No Cords Attached: Coordination-Free Concurrent Lock-Free Queues
Yusuf Motiwala
TL;DR
This work tackles the complexity of concurrent lock-free queues by replacing indefinite memory protection with a bounded, coordination-free memory reclamation mechanism. The proposed Cyclic Memory Protection (CMP) combines state-based and cycle-based protections to achieve strict FIFO, unbounded capacity, and lock-free progress while guaranteeing bounded reclamation and resilience to stalled or failed threads. It modifies the Michael & Scott enqueue/dequeue pathways to remove unnecessary coordination and introduces a scan_cursor and cycle-management framework to maintain safety without announcements.
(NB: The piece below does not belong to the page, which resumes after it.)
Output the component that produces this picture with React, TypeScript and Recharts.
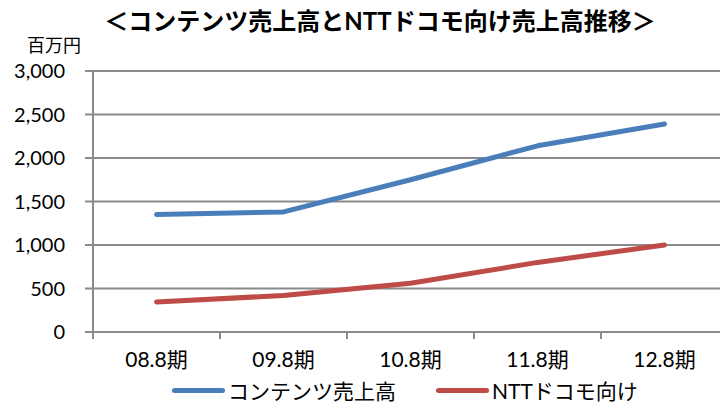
// コンテンツ売上高とNTTドコモ向け売上高推移（折れ線）

import { LineChart, Line, XAxis, YAxis, CartesianGrid } from 'recharts';

const KIKAN = ['08.8期', '09.8期', '10.8期', '11.8期', '12.8期'];
const CONTENTS = [1350, 1380, 1750, 2140, 2390];
const DOCOMO = [345, 420, 560, 800, 1000];
const Y_TICKS = [0, 500, 1000, 1500, 2000, 2500, 3000];

const AO = '#4A7EBB';
const AKA = '#BE4B48';
const GRIS = '#8a8a8a';
const FUENTE = "Lato, 'Noto Sans CJK JP', sans-serif";

const dados = KIKAN.map((k, i) => ({ kikan: k, contents: CONTENTS[i], docomo: DOCOMO[i] }));

function TickX(props: any) {
  const { x, y, payload, width, visibleTicksCount } = props;
  const banda = width / visibleTicksCount;
  return (
    <g>
      <line x1={x - banda / 2} x2={x - banda / 2} y1={y} y2={y + 7} stroke={GRIS} strokeWidth={2} />
      <text x={x} y={y + 35} textAnchor="middle" fontSize={21} fill="#000" fontFamily={FUENTE}>{payload.value}</text>
    </g>
  );
}

export default function App() {
  return (
    <div style={{ position: 'fixed', left: 0, top: 0, width: 720, height: 403, overflow: 'hidden', background: '#fff', fontFamily: FUENTE }}>
      <div style={{ position: 'absolute', left: 0, width: 760, top: 6, textAlign: 'center', fontSize: 24, fontWeight: 700, lineHeight: '30px' }}>
        ＜コンテンツ売上高とNTTドコモ向け売上高推移＞
      </div>
      <div style={{ position: 'absolute', left: 27, top: 33, fontSize: 18, lineHeight: '24px' }}>百万円</div>
      <LineChart width={728} height={403} data={dados} margin={{ top: 71, right: 0, bottom: 0, left: 0 }}>
        <CartesianGrid vertical={false} stroke={GRIS} strokeWidth={2} />
        <XAxis dataKey="kikan" scale="band" height={71} tick={<TickX />} tickLine={false} tickSize={0} tickMargin={0}
          axisLine={{ stroke: GRIS, strokeWidth: 2 }} interval={0} />
        <YAxis domain={[0, 3000]} ticks={Y_TICKS} width={93} tickSize={8} tickMargin={20}
          tickFormatter={(v: number) => v.toLocaleString('en-US')}
          tick={{ fontSize: 20, fill: '#000', fontFamily: FUENTE }}
          tickLine={{ stroke: GRIS, strokeWidth: 2 }} axisLine={{ stroke: GRIS, strokeWidth: 2 }} />
        <Line type="linear" dataKey="contents" stroke={AO} strokeWidth={5} strokeLinecap="round" strokeLinejoin="round" dot={false} isAnimationActive={false} />
        <Line type="linear" dataKey="docomo" stroke={AKA} strokeWidth={5} strokeLinecap="round" strokeLinejoin="round" dot={false} isAnimationActive={false} />
      </LineChart>
      <div style={{ position: 'absolute', left: 172, top: 377, display: 'flex', alignItems: 'center', fontSize: 21, lineHeight: '27px' }}>
        <span style={{ display: 'inline-block', width: 53, height: 5, borderRadius: 3, background: AO, marginRight: 3 }} />
        <span>コンテンツ売上高</span>
        <span style={{ display: 'inline-block', width: 53, height: 5, borderRadius: 3, background: AKA, marginLeft: 40, marginRight: 3 }} />
        <span>NTTドコモ向け</span>
      </div>
    </div>
  );
}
Empirical results on production-like workloads show substantial throughput gains and robust latency behavior under high contention, highlighting CMP's practical impact for AI training and inference pipelines with hundreds of threads per node. Overall, CMP demonstrates that careful, bounded temporal protection can restore simplicity and performance in highly concurrent queues without sacrificing semantics.
Abstract
The queue is conceptually one of the simplest data structures-a basic FIFO container. However, ensuring correctness in the presence of concurrency makes existing lock-free implementations significantly more complex than their original form. Coordination mechanisms introduced to prevent hazards such as ABA, use-after-free, and unsafe reclamation often dominate the design, overshadowing the queue itself. Many schemes compromise strict FIFO ordering, unbounded capacity, or lock-free progress to mask coordination overheads. Yet the true source of complexity lies in the pursuit of infinite protection against reclamation hazards--theoretically sound but impractical and costly. This pursuit not only drives unnecessary complexity but also creates a protection paradox where excessive protection reduces system resilience rather than improving it. While such costs may be tolerable in conventional workloads, the AI era has shifted the paradigm: training and inference pipelines involve hundreds to thousands of concurrent threads per node, and at this scale, protection and coordination overheads dominate, often far heavier than the basic queue operations themselves. This paper introduces Cyclic Memory Protection (CMP), a coordination-free queue that preserves strict FIFO semantics, unbounded capacity, and lock-free progress while restoring simplicity. CMP reclaims the strict FIFO that other approaches sacrificed through bounded protection windows that provide practical reclamation guarantees. We prove strict FIFO and safety via linearizability and bounded reclamation analysis, and show experimentally that CMP outperforms state-of-the-art lock-free queues by up to 1.72-4x under high contention while maintaining scalability to hundreds of threads. Our work demonstrates that highly concurrent queues can return to their fundamental simplicity without weakening queue semantics.